Taraxacum balticiforme
Sie sehen auf den ersten Blick aus wie gewöhnliche Löwenzähne, sind in Wirklichkeit aber floristische Besonderheiten: Löwenzähne aus der Sektion der Sumpf-Löwenzähne, zu denen auch Taraxacum balticiforme gehört. Diese zierliche Art ist von derzeit zehn verschiedenen Wuchsorten am Bodenseeufer bekannt.
Löwenzähne weisen eine besondere Form der Fortpflanzung auf, die Apomixis. Hierbei werden die Samen ohne Befruchtung der Eizelle gebildet, eine geschlechtliche Vermehrung findet also nicht statt. Apomixis ist stets mit einer Vervielfachung des Chromosomensatzes verbunden (Polyploidisierung). Da hierbei häufig Störungen bei der sexuellen Fortpflanzung auftreten, sind Nachkommen polyploider Pflanzen in der Regel steril: sie können sich nicht mehr weiterverbreiten. Im Lauf der Evolution haben sich aber Mechanismen herausgebildet, die diesen Nachkommen dennoch eine Fortpflanzung er- möglicht. Hierzu gehört auch die Apomixis, weshalb apomiktische Arten wie die Löwenzähne genetisch als Klone zu betrachten sind. Geringe morphologische und physiologische Unterschiede werden stabilisiert, weil kein Genfluss mehr stattfindet. Man kann darüber streiten, ob es Sinn macht, all diese so genannten Kleinarten wie Taraxacum balticiforme benennen und bestimmen zu wollen. Sie sind aber auf jeden Fall ein evolutionsbiologisch interessantes Phänomen und spiegeln die genetische Vielfalt auf eine besondere Weise wider.
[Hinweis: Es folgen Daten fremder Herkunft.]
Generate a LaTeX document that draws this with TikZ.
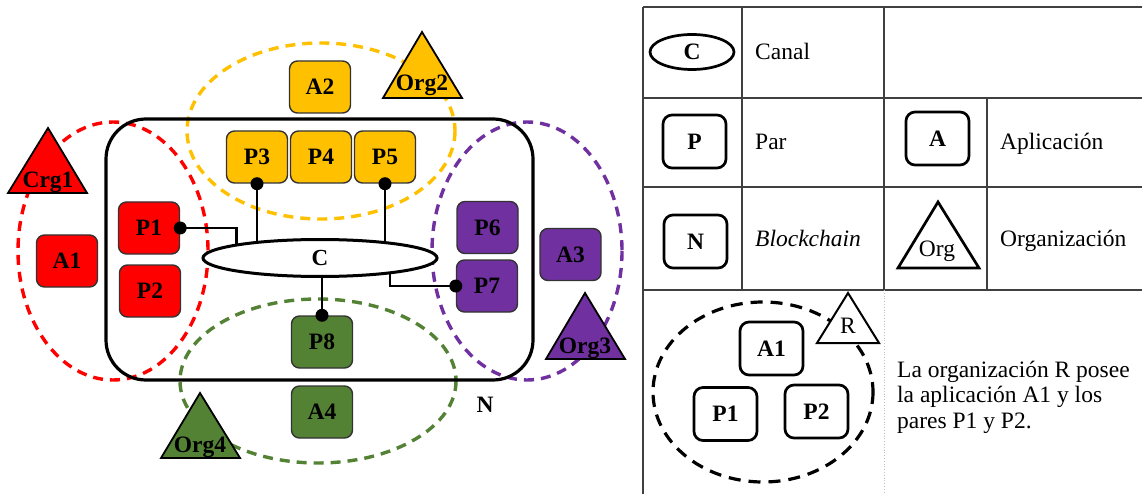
\documentclass[tikz,border=0pt]{standalone}
\usepackage{fontspec}
\setmainfont{Liberation Serif}
\usetikzlibrary{shapes.geometric}
\pgfdeclarelayer{bg}
\pgfsetlayers{bg,main}

\definecolor{orgred}{HTML}{FF0000}
\definecolor{orggold}{HTML}{FFC000}
\definecolor{orgpurple}{HTML}{7030A0}
\definecolor{orggreen}{HTML}{548235}
\definecolor{gridgray}{HTML}{404040}

\begin{document}
\begin{tikzpicture}[x=1pt,y=-1pt,
  box/.style={draw=black!80, line width=1.4pt, rounded corners=8pt,
    minimum width=61pt, minimum height=52pt, inner sep=0pt,
    font=\fontsize{23.5}{26}\selectfont\bfseries},
  keybox/.style={draw=black, line width=2.7pt, rounded corners=9pt,
    minimum width=63pt, minimum height=53pt, inner sep=0pt,
    font=\fontsize{23.5}{26}\selectfont\bfseries},
  orgzone/.style={line width=3.4pt, dash pattern=on 10pt off 7pt},
  link/.style={line width=2.6pt},
  tri/.style={draw=black, line width=1.8pt, line join=miter},
  lbl/.style={font=\fontsize{23.5}{26}\selectfont\bfseries, inner sep=0pt, anchor=base},
  txt/.style={font=\fontsize{23.5}{26}\selectfont, inner sep=0pt, anchor=base west},
  rule/.style={draw=gridgray, line width=1.2pt}
]
\useasboundingbox (0,0) rectangle (1142,494);

% ---------------- organisation zones ----------------
\begin{pgfonlayer}{bg}
  \draw[orgzone, draw=orgred]    (113,251) ellipse [x radius=95,  y radius=129];
  \draw[orgzone, draw=orggold]   (321,131) ellipse [x radius=134, y radius=88];
  \draw[orgzone, draw=orgpurple] (527,251) ellipse [x radius=95,  y radius=129];
  \draw[orgzone, draw=orggreen]  (318,381) ellipse [x radius=138, y radius=82];
\end{pgfonlayer}

% ---------------- blockchain network ----------------
\node[draw, line width=3.2pt, rounded corners=40pt, minimum width=427pt,
      minimum height=261pt, inner sep=0pt] (net) at (319.5,249.5) {};
\node[font=\fontsize{23.5}{26}\selectfont\bfseries, inner sep=0pt] (netlbl) at (485,405) {N};

% channel
\node[ellipse, draw, line width=3pt, fill=white, minimum width=234pt,
      minimum height=37pt, inner sep=0pt,
      font=\fontsize{23}{26}\selectfont\bfseries] (C) at (320,258) {C};

% organisation 1 (red)
\node[box, fill=orgred] (A1) at (67,261) {A1};
\node[box, fill=orgred] (P1) at (149,228) {P1};
\node[box, fill=orgred] (P2) at (150,291) {P2};
\filldraw[tri, fill=orgred] (48,128) -- (87,193) -- (8,193) -- cycle;
\node[lbl] (org1) at (48,188) {Crg1};

% organisation 2 (gold)
\node[box, fill=orggold] (A2) at (320,87) {A2};
\node[box, fill=orggold] (P3) at (257,157) {P3};
\node[box, fill=orggold] (P4) at (321,157) {P4};
\node[box, fill=orggold] (P5) at (385,157) {P5};
\filldraw[tri, fill=orggold] (422,32) -- (462,98) -- (383,98) -- cycle;
\node[lbl] (org2) at (422,91) {Org2};

% organisation 3 (purple)
\node[box, fill=orgpurple] (P6) at (487.5,227.5) {P6};
\node[box, fill=orgpurple] (P7) at (487,286) {P7};
\node[box, fill=orgpurple] (A3) at (570.5,254.5) {A3};
\filldraw[tri, fill=orgpurple] (585,293) -- (625,359) -- (546,359) -- cycle;
\node[lbl] (org3) at (585,353) {Org3};

% organisation 4 (green)
\node[box, fill=orggreen] (P8) at (322,342) {P8};
\node[box, fill=orggreen] (A4) at (322,412) {A4};
\filldraw[tri, fill=orggreen] (200,393) -- (240,458) -- (161,458) -- cycle;
\node[lbl] (org4) at (200,452) {Org4};

% peers joined to the channel
\begin{pgfonlayer}{bg}
  \draw[link] (P3.south) -- (P3.south |- C.center);
  \draw[link] (P5.south) -- (P5.south |- C.center);
  \draw[link] (P1.east) -| (C.north west);
  \draw[link] (P7.west) -| (C.-13);
  \draw[link] (P8.north) -- (P8.north |- C.center);
\end{pgfonlayer}
\foreach \p/\a in {P3/south, P5/south, P1/east, P7/west, P8/north}
  \fill (\p.\a) circle [radius=6.5];

% ---------------- legend table ----------------
\draw[rule] (643,7) -- (1142,7);
\draw[rule] (643,98) -- (1142,98);
\draw[rule] (643,187) -- (1142,187);
\draw[rule] (643,290) -- (1142,290);
\draw[rule] (643,7) -- (643,494);
\draw[rule] (742,7) -- (742,290);
\draw[rule] (884,7) -- (884,290);
\draw[rule] (987,98) -- (987,290);
\draw[gray!50, line width=0.8pt, dotted] (884,290) -- (884,494);

% row 1: channel
\node[ellipse, draw, line width=2.7pt, minimum width=84pt, minimum height=35pt,
      inner sep=0pt, font=\fontsize{23.5}{26}\selectfont\bfseries] (keyC) at (692,52) {C};
\node[txt] (tCanal) at (755,60) {Canal};

% row 2: peer and application
\node[keybox] (keyP) at (694.5,141.5) {P};
\node[txt] (tPar) at (755,150) {Par};
\node[keybox] (keyA) at (937.5,138.5) {A};
\node[txt] (tApl) at (1000,150) {Aplicación};

% row 3: blockchain and organisation
\node[keybox] (keyN) at (695.5,241.5) {N};
\node[txt] (tBlk) at (755,247) {\itshape Blockchain};
\draw[draw=black, line width=2.7pt, line join=miter] (938,202) -- (979,268) -- (898,268) -- cycle;
\node[font=\fontsize{23.5}{26}\selectfont, inner sep=0pt, anchor=base] (keyOrg) at (937,257) {Org};
\node[txt] (tOrg) at (1000,247) {Organización};

% row 4: example organisation
\begin{pgfonlayer}{bg}
  \draw[line width=3.2pt, dash pattern=on 12pt off 8pt] (763,392) ellipse [x radius=110, y radius=90];
\end{pgfonlayer}
\node[keybox] (exA1) at (771.5,348.5) {A1};
\node[keybox] (exP1) at (725.5,414) {P1};
\node[keybox] (exP2) at (816.5,411.5) {P2};
\filldraw[draw=black, fill=white, line width=2pt, line join=miter] (848,293) -- (879,343) -- (817,343) -- cycle;
\node[font=\fontsize{23.5}{26}\selectfont, inner sep=0pt, anchor=base] (exR) at (848,333) {R};
\node[txt] (ex1) at (897,377) {La organización R posee};
\node[txt] (ex2) at (897,402) {la aplicación A1 y los};
\node[txt] (ex3) at (897,428) {pares P1 y P2.};
\end{tikzpicture}
\end{document}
Sumpf-Löwenzähne wie Taraxacum balticiforme besiedeln wechselfeuchte und nährstoffarme Standorte wie Streuwiesen und Strandrasen. Alle Arten sind hochgradig gefährdet und stehen auf fast allen Roten Listen der Bundesländer: Da alle Sumpf-Löwenzähne sehr konkurrenzschwache Arten sind, die in dichter und hochwüchsiger Vegetation leicht verdrängt werden, sind sie durch Nährstoffeintrag und unzureichende Pflege der Biotope erheblich gefährdet. Dem Land Baden-Württemberg kommt eine besondere Verantwortung beim Schutz der Sumpf-Löwenzähne zu, da am Bodenseeufer eine hohe Zahl an Kleinarten in relativ großen Populationen vorkommt.
Vom Naturstandort bei Konstanz wurden im Juni 2005 Samen von Taraxacum balticiforme gesammelt. Aus diesen wurde im Botanischen Garten des KIT eine Erhaltungskultur angelegt.